Reproduce all the material exactly, minus any pictures it holds.

=== Source excerpt ===

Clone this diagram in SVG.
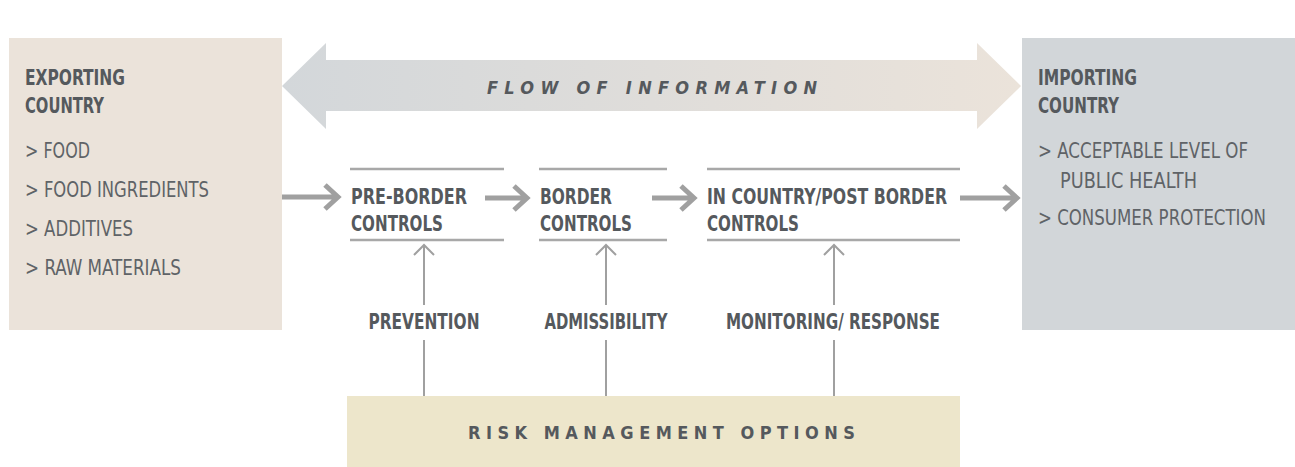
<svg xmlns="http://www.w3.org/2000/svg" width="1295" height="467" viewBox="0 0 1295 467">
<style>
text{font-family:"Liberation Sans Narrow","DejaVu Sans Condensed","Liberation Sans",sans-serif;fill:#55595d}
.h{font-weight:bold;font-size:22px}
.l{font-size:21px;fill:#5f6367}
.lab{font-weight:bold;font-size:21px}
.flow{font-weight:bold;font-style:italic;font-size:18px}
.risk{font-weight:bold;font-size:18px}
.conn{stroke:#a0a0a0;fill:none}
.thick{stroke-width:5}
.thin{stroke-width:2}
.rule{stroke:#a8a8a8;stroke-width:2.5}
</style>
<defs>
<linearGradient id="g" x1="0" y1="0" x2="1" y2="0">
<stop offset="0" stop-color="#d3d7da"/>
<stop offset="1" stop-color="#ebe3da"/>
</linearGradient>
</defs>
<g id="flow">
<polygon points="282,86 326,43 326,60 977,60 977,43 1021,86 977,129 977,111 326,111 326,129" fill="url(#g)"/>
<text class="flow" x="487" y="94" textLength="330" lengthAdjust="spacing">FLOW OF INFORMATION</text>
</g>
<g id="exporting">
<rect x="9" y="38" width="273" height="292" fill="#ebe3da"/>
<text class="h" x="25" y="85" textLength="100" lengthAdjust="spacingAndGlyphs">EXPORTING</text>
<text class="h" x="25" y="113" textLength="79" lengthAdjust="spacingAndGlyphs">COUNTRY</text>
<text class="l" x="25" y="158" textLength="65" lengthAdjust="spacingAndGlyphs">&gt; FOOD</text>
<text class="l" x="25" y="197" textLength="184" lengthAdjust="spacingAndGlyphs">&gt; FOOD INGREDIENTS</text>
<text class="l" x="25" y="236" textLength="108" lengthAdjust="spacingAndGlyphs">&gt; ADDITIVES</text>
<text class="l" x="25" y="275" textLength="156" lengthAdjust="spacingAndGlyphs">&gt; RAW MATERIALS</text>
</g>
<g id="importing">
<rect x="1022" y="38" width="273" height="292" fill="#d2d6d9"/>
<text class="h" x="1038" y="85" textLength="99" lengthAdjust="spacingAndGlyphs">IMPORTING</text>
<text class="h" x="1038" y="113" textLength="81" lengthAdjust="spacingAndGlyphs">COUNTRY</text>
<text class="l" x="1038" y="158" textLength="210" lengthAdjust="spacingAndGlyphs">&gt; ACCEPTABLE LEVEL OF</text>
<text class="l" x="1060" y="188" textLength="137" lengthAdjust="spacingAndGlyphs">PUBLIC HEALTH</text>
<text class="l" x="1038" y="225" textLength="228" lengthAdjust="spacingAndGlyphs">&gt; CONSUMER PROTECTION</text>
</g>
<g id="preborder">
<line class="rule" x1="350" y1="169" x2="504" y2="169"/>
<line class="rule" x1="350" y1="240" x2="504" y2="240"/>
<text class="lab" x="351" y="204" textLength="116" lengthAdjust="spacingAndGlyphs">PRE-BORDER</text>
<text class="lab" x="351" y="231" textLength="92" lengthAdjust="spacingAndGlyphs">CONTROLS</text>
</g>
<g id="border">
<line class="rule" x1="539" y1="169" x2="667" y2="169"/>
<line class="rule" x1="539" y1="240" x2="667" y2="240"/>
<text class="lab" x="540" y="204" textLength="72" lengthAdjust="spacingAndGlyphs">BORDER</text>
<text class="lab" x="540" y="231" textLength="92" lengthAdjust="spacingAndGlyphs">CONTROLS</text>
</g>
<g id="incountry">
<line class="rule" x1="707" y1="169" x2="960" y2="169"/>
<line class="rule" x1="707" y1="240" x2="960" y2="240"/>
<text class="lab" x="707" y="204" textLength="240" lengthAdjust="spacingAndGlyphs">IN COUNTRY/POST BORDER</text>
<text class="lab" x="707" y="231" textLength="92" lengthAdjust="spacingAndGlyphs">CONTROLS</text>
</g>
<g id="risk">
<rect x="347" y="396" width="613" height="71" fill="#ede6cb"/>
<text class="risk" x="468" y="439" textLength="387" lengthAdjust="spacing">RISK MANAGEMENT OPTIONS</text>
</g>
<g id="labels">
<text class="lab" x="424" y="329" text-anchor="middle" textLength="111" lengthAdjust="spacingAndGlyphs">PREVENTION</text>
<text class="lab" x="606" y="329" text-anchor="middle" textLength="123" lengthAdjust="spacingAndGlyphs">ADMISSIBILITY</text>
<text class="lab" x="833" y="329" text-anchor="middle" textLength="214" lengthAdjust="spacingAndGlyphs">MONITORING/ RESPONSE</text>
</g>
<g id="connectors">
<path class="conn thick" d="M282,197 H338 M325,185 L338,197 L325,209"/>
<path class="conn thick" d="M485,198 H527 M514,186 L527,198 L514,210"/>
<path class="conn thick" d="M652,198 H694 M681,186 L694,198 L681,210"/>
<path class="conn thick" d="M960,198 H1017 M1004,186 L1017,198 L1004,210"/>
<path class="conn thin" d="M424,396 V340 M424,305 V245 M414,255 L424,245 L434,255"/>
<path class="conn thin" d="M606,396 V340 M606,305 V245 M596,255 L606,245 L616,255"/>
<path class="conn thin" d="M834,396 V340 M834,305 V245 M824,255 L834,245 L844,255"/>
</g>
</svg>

===

• _Correct answer_:
Clone this diagram in SVG.
<svg xmlns="http://www.w3.org/2000/svg" width="1295" height="467" viewBox="0 0 1295 467">
<style>
text{font-family:"Liberation Sans Narrow","DejaVu Sans Condensed","Liberation Sans",sans-serif;fill:#55595d}
.h{font-weight:bold;font-size:22px}
.l{font-size:21px;fill:#5f6367}
.lab{font-weight:bold;font-size:21px}
.flow{font-weight:bold;font-style:italic;font-size:18px}
.risk{font-weight:bold;font-size:18px}
.conn{stroke:#a0a0a0;fill:none}
.thick{stroke-width:5}
.thin{stroke-width:2}
.rule{stroke:#a8a8a8;stroke-width:2.5}
</style>
<defs>
<linearGradient id="g" x1="0" y1="0" x2="1" y2="0">
<stop offset="0" stop-color="#d3d7da"/>
<stop offset="1" stop-color="#ebe3da"/>
</linearGradient>
</defs>
<g id="flow">
<polygon points="282,86 326,43 326,60 977,60 977,43 1021,86 977,129 977,111 326,111 326,129" fill="url(#g)"/>
<text class="flow" x="487" y="94" textLength="330" lengthAdjust="spacing">FLOW OF INFORMATION</text>
</g>
<g id="exporting">
<rect x="9" y="38" width="273" height="292" fill="#ebe3da"/>
<text class="h" x="25" y="85" textLength="100" lengthAdjust="spacingAndGlyphs">EXPORTING</text>
<text class="h" x="25" y="113" textLength="79" lengthAdjust="spacingAndGlyphs">COUNTRY</text>
<text class="l" x="25" y="158" textLength="65" lengthAdjust="spacingAndGlyphs">&gt; FOOD</text>
<text class="l" x="25" y="197" textLength="184" lengthAdjust="spacingAndGlyphs">&gt; FOOD INGREDIENTS</text>
<text class="l" x="25" y="236" textLength="108" lengthAdjust="spacingAndGlyphs">&gt; ADDITIVES</text>
<text class="l" x="25" y="275" textLength="156" lengthAdjust="spacingAndGlyphs">&gt; RAW MATERIALS</text>
</g>
<g id="importing">
<rect x="1022" y="38" width="273" height="292" fill="#d2d6d9"/>
<text class="h" x="1038" y="85" textLength="99" lengthAdjust="spacingAndGlyphs">IMPORTING</text>
<text class="h" x="1038" y="113" textLength="81" lengthAdjust="spacingAndGlyphs">COUNTRY</text>
<text class="l" x="1038" y="158" textLength="210" lengthAdjust="spacingAndGlyphs">&gt; ACCEPTABLE LEVEL OF</text>
<text class="l" x="1060" y="188" textLength="137" lengthAdjust="spacingAndGlyphs">PUBLIC HEALTH</text>
<text class="l" x="1038" y="225" textLength="228" lengthAdjust="spacingAndGlyphs">&gt; CONSUMER PROTECTION</text>
</g>
<g id="preborder">
<line class="rule" x1="350" y1="169" x2="504" y2="169"/>
<line class="rule" x1="350" y1="240" x2="504" y2="240"/>
<text class="lab" x="351" y="204" textLength="116" lengthAdjust="spacingAndGlyphs">PRE-BORDER</text>
<text class="lab" x="351" y="231" textLength="92" lengthAdjust="spacingAndGlyphs">CONTROLS</text>
</g>
<g id="border">
<line class="rule" x1="539" y1="169" x2="667" y2="169"/>
<line class="rule" x1="539" y1="240" x2="667" y2="240"/>
<text class="lab" x="540" y="204" textLength="72" lengthAdjust="spacingAndGlyphs">BORDER</text>
<text class="lab" x="540" y="231" textLength="92" lengthAdjust="spacingAndGlyphs">CONTROLS</text>
</g>
<g id="incountry">
<line class="rule" x1="707" y1="169" x2="960" y2="169"/>
<line class="rule" x1="707" y1="240" x2="960" y2="240"/>
<text class="lab" x="707" y="204" textLength="240" lengthAdjust="spacingAndGlyphs">IN COUNTRY/POST BORDER</text>
<text class="lab" x="707" y="231" textLength="92" lengthAdjust="spacingAndGlyphs">CONTROLS</text>
</g>
<g id="risk">
<rect x="347" y="396" width="613" height="71" fill="#ede6cb"/>
<text class="risk" x="468" y="439" textLength="387" lengthAdjust="spacing">RISK MANAGEMENT OPTIONS</text>
</g>
<g id="labels">
<text class="lab" x="424" y="329" text-anchor="middle" textLength="111" lengthAdjust="spacingAndGlyphs">PREVENTION</text>
<text class="lab" x="606" y="329" text-anchor="middle" textLength="123" lengthAdjust="spacingAndGlyphs">ADMISSIBILITY</text>
<text class="lab" x="833" y="329" text-anchor="middle" textLength="214" lengthAdjust="spacingAndGlyphs">MONITORING/ RESPONSE</text>
</g>
<g id="connectors">
<path class="conn thick" d="M282,197 H338 M325,185 L338,197 L325,209"/>
<path class="conn thick" d="M485,198 H527 M514,186 L527,198 L514,210"/>
<path class="conn thick" d="M652,198 H694 M681,186 L694,198 L681,210"/>
<path class="conn thick" d="M960,198 H1017 M1004,186 L1017,198 L1004,210"/>
<path class="conn thin" d="M424,396 V340 M424,305 V245 M414,255 L424,245 L434,255"/>
<path class="conn thin" d="M606,396 V340 M606,305 V245 M596,255 L606,245 L616,255"/>
<path class="conn thin" d="M834,396 V340 M834,305 V245 M824,255 L834,245 L844,255"/>
</g>
</svg>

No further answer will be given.